Timing is in focus since there’s no U.S. cash trading on Sunday. Investors won’t get a chance to react to the Estonia news in a regular session until Monday, when demand signals are still mixed. Nasdaq opens for its standard session Monday through Friday, 9:30 a.m. to 4 p.m. Eastern.
Tesla said on X that its Full Self-Driving, or FSD, software is now approved in Estonia, with rollout starting soon. The Estonia transport authority classifies FSD as a Level 2 system, which keeps the driver fully responsible behind the wheel. Tesla’s post read: “FSD Supervised now approved in Estonia.” Reuters
Tesla picked up another win in Europe, after getting approval that adds to its recent sales momentum from last week. Tesla registrations jumped 46.5% in April to 10,654 cars, according to the European Automobile Manufacturers’ Association figures cited by Reuters, marking a third month of gains. Chinese rival BYD led the month with 27,008 registrations, rising 114.5%.

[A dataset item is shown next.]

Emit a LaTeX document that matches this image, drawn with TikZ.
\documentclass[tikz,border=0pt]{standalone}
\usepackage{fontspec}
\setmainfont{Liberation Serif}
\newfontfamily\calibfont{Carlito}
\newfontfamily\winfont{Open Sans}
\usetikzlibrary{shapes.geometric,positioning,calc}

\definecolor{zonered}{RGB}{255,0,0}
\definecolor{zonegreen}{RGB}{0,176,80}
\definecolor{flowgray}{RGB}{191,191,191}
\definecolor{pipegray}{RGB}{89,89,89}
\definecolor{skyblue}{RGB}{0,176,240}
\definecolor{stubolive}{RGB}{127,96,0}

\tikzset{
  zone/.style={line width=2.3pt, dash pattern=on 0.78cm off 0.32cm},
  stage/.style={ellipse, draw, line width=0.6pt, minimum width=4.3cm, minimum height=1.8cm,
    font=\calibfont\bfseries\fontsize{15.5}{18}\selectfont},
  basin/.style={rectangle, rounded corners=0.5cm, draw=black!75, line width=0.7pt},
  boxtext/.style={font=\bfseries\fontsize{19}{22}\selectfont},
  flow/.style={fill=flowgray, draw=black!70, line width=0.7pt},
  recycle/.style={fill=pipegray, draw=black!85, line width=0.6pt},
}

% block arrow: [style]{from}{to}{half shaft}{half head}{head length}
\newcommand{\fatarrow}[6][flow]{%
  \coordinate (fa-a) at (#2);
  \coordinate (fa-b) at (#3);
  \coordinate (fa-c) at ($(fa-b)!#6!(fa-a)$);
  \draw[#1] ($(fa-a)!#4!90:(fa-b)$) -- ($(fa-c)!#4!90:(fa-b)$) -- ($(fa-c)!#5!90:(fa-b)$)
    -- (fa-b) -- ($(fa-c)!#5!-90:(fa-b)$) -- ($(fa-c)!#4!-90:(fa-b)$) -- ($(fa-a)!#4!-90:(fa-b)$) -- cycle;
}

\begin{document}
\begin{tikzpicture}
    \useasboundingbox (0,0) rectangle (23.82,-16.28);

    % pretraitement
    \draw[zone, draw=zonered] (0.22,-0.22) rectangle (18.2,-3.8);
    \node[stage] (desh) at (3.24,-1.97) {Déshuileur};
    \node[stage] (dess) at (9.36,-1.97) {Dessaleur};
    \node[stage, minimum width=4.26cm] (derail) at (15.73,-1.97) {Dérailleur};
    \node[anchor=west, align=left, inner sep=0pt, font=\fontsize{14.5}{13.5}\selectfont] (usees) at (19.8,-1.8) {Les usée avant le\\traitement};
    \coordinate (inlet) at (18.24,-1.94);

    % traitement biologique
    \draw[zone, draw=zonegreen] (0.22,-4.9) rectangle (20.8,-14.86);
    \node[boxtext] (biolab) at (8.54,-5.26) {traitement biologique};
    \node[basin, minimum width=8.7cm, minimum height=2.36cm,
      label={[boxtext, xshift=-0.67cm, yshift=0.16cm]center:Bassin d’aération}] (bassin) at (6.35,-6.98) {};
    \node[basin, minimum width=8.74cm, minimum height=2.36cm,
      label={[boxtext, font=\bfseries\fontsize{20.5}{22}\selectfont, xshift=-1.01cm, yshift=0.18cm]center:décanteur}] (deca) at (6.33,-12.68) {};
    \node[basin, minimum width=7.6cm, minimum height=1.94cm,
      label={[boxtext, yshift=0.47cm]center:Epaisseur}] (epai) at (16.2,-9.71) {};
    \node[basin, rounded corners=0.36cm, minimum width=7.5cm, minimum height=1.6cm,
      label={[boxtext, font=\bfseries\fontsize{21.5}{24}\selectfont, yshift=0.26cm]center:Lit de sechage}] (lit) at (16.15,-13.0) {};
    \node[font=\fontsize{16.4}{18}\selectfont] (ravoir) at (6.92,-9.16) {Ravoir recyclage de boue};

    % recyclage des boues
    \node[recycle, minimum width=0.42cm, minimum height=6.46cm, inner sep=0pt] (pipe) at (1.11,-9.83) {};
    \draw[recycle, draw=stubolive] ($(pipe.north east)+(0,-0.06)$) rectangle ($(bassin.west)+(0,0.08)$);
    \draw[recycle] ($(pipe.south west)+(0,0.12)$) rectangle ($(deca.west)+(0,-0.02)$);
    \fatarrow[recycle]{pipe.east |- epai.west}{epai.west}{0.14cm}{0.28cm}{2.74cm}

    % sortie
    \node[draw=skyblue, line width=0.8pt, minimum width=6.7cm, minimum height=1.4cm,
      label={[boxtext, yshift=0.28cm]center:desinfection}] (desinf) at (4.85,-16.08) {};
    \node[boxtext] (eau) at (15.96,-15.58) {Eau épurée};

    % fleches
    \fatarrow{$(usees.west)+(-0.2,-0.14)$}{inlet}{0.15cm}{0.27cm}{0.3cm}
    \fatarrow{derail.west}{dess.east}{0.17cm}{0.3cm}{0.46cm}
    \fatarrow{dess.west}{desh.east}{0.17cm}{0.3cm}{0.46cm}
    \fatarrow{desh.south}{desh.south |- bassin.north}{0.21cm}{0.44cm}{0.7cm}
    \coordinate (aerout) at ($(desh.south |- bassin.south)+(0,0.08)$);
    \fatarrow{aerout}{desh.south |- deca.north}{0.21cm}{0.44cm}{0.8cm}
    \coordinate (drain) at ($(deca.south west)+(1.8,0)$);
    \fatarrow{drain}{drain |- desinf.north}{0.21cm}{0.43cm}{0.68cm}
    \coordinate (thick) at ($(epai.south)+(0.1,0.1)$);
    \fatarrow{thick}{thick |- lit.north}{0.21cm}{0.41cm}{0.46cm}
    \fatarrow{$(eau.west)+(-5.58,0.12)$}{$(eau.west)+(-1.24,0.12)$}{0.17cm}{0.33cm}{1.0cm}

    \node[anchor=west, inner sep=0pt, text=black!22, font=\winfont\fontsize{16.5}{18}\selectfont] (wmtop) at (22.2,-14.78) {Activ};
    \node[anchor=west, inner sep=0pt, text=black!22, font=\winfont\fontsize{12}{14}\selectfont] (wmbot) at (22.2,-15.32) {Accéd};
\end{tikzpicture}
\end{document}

Tesla is seeing some improvement in Europe and making headway on software approvals, but the main car business remains in focus. The company’s first-quarter deliveries came in at 358,023, missing Wall Street targets. Production topped deliveries by 50,363 vehicles, leaving unsold inventory.

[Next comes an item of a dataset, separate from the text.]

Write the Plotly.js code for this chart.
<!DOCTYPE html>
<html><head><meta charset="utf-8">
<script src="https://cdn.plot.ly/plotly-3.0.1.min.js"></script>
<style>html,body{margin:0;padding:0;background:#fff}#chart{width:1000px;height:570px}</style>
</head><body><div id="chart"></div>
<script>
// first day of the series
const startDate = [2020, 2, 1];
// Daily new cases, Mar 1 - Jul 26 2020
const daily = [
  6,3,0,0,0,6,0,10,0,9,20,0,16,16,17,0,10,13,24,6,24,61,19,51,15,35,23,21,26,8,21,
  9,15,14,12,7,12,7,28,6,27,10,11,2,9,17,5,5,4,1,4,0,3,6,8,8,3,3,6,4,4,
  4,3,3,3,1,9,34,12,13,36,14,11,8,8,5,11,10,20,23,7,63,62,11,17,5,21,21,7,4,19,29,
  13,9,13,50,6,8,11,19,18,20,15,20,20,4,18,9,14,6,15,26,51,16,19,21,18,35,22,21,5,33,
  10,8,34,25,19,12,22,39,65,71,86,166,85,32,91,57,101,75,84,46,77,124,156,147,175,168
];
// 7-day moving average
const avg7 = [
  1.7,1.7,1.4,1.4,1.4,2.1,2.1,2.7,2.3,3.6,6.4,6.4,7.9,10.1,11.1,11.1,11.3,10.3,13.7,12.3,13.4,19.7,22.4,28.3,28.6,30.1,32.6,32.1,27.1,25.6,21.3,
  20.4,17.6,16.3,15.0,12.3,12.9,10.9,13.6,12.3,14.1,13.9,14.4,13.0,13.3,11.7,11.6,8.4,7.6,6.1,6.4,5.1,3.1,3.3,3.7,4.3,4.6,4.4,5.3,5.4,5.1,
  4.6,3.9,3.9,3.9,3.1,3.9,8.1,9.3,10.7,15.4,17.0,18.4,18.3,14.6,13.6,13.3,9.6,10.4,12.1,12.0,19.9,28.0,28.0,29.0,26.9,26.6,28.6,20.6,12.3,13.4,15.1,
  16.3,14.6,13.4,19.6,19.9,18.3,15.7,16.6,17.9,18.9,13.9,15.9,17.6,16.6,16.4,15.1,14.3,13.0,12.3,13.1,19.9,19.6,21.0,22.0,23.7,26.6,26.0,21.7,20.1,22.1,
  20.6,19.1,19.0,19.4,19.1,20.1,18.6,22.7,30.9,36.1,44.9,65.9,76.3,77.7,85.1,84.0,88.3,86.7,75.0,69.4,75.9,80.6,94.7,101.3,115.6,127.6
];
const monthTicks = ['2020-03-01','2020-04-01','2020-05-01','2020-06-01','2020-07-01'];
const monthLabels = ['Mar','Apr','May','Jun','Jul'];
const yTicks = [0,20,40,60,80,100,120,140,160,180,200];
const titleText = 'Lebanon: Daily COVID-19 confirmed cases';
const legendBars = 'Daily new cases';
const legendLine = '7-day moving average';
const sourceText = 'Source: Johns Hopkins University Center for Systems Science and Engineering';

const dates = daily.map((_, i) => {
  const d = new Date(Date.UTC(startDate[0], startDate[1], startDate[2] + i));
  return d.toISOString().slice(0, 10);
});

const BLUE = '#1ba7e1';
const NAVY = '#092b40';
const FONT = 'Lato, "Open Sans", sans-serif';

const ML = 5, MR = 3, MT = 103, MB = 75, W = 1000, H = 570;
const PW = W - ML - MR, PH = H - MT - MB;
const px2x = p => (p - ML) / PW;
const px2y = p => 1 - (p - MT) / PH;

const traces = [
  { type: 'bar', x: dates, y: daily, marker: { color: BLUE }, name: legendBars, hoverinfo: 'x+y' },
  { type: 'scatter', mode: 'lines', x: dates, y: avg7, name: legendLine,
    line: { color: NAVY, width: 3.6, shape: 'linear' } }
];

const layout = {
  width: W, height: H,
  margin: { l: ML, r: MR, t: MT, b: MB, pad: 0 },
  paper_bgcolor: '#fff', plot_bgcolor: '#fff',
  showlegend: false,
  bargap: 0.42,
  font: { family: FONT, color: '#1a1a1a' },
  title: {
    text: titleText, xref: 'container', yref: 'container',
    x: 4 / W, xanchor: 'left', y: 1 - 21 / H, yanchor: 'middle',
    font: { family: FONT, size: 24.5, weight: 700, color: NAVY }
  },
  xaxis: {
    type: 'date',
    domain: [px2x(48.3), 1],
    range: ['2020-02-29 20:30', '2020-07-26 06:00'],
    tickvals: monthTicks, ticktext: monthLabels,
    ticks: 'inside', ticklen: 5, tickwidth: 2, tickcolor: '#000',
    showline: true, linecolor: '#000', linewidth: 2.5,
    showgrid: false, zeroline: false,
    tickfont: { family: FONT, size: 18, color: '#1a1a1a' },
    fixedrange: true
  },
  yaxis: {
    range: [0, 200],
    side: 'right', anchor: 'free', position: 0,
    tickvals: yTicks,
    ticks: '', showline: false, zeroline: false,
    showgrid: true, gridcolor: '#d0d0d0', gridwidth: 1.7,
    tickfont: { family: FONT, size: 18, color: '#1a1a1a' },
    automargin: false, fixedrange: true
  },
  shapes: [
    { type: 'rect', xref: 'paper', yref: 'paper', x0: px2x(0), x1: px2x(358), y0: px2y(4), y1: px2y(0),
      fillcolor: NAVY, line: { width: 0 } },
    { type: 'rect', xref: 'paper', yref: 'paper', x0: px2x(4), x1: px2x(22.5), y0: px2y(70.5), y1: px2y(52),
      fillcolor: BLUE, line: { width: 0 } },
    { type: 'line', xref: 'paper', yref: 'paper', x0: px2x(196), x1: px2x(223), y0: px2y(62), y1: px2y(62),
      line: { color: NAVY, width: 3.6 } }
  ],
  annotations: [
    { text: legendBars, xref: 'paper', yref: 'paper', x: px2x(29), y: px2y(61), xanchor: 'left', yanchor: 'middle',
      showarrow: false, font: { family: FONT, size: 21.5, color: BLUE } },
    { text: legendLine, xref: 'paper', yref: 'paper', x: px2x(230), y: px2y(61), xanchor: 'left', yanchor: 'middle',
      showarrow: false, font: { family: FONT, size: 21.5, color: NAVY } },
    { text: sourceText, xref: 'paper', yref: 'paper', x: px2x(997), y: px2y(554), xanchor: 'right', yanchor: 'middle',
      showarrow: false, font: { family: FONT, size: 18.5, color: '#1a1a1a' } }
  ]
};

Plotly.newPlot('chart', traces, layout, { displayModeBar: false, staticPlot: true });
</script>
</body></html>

Tesla is pushing price discipline. The automaker bumped up U.S. prices on certain Model Y trims this month, lifting two premium versions by $1,000 and raising the Performance AWD model by $500, its website shows, according to Reuters.

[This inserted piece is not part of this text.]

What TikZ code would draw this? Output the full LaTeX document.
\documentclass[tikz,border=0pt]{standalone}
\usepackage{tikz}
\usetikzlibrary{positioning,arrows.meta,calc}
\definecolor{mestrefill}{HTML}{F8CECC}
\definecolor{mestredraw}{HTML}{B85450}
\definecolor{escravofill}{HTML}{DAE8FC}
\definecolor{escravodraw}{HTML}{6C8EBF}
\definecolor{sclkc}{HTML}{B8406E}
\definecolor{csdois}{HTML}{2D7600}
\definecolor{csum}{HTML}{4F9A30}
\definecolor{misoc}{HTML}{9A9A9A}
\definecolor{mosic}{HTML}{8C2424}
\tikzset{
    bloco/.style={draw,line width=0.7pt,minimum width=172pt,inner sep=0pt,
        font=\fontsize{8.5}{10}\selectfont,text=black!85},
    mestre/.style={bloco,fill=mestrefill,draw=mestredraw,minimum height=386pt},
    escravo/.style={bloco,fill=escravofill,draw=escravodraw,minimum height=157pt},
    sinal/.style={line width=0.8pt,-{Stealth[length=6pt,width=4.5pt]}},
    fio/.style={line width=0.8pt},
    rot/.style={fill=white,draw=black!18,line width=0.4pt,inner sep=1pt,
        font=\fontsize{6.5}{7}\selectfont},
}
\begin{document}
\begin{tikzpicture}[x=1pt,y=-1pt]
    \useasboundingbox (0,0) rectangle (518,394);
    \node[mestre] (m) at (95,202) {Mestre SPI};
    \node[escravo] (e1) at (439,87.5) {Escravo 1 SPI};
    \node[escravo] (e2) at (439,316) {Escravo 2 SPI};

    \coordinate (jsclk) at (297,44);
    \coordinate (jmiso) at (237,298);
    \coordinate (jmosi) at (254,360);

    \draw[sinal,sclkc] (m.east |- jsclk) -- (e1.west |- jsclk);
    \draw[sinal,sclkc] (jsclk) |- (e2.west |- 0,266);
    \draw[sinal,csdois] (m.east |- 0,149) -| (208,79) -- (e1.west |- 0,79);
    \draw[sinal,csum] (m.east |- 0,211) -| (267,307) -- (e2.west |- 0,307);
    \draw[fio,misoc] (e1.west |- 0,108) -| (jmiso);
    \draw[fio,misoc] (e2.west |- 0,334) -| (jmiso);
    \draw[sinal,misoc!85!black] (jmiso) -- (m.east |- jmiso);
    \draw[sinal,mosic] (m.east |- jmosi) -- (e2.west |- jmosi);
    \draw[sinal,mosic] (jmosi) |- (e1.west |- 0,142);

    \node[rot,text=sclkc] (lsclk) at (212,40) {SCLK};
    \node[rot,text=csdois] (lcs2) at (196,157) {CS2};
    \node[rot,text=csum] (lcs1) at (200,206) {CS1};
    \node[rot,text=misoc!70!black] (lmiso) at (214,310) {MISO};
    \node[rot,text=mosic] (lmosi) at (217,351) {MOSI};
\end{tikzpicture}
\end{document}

Capital spending and autonomy are still driving the big stock story. CEO Elon Musk said in April that Tesla was “substantially increasing our investment in the future.” CFO Vaibhav Taneja described this as a “very big capital-investment phase.” Capital spending covers outlays for plants, equipment and long-term assets. Reuters
Investors are already buying into the promise, though most revenue hasn’t shown up yet. Earlier this year, Ken Mahoney, CEO of Mahoney Asset Management, put it this way: the 2026 issue is whether “AI becomes revenue + profit, not just spend.” That’s the key test for a company where auto sales still cover most of the story. Investing.com
Still, regulatory wins and news about robotaxis may not lead to safer, more scalable, or higher-margin business right away. Last week, a Reuters special report pointed out concerns from ex-Tesla data labelers and traffic-safety experts over how safe FSD actually is and how Tesla assesses its safety. Tesla didn’t answer detailed questions for that piece. Reuters said Alphabet’s Waymo is viewed as having a tougher way to compare crash data in the areas where it operates.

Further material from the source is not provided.